How do I control how much data gets scraped?
Set startPage and endPage to define the range you want. Smaller ranges are ideal for quick checks, while larger ranges are better for full-market snapshots.
Can I scrape only a specific language segment?
Yes. Provide the language input (e.g., "english"). If you leave it empty, the scraper collects across all available languages in the ranking pages.
Why do some fields look missing or empty in certain results?
Ranking pages can vary by category and availability of metrics. The scraper normalizes what it finds and will return null/empty values when a metric isn’t present for a specific row.

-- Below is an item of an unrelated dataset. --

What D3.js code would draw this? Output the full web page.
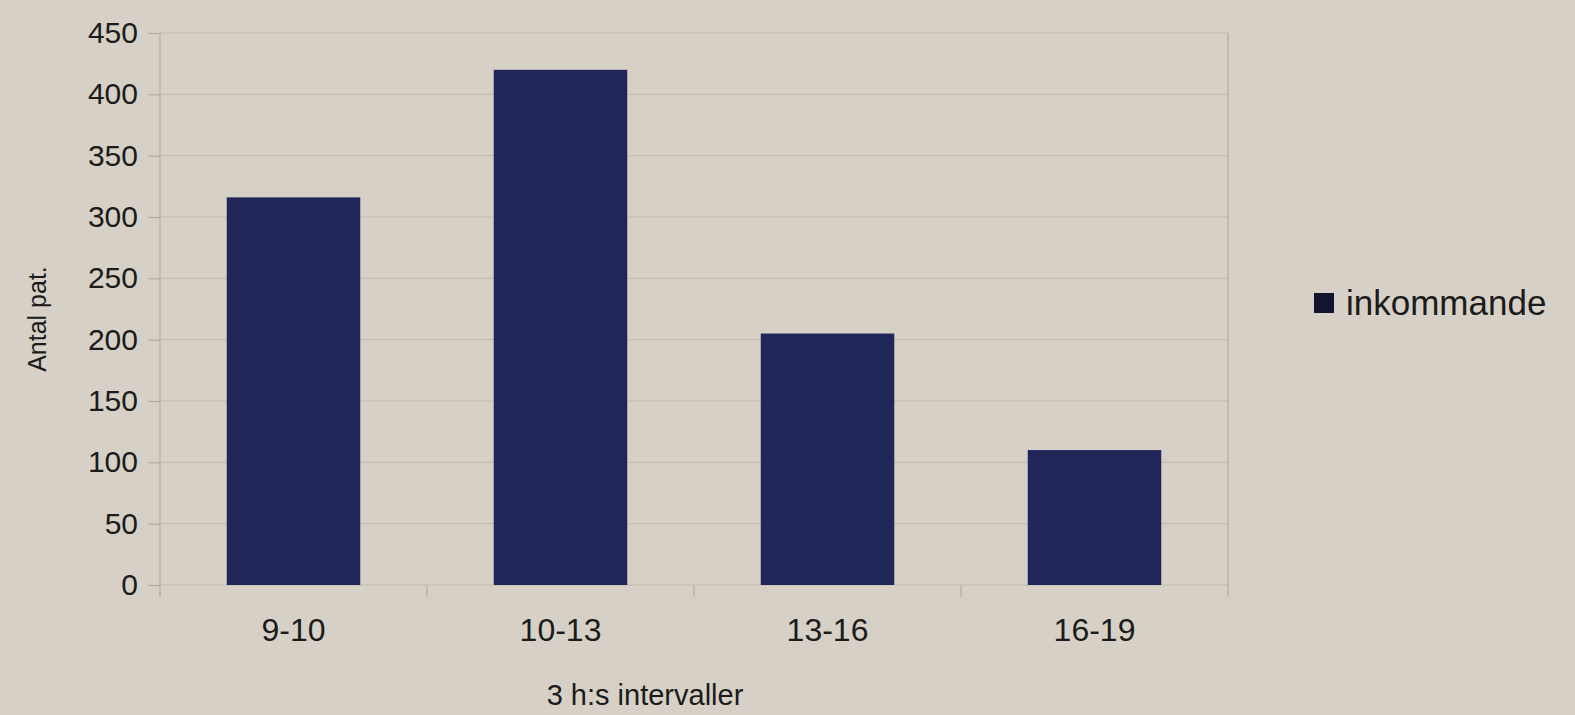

What should I do if pages start failing or returning partial results? Enable proxy configuration, reduce concurrency, and narrow the page range to validate stability. Once stable, increase the range gradually for large-scale runs.
Primary Metric: ~40–80 channels/minute on typical ranking pages when scraping 50 pages sequentially with lightweight HTML parsing.
Reliability Metric: 97–99% page success rate on stable networks with proxy enabled and conservative retries.
Efficiency Metric: Low memory footprint (typically under 200–350 MB) due to streaming extraction and minimal in-memory aggregation.
Quality Metric: 95%+ field completeness for core metrics (rank, name, link, followers) with graceful fallbacks for optional metrics that may not appear on every page.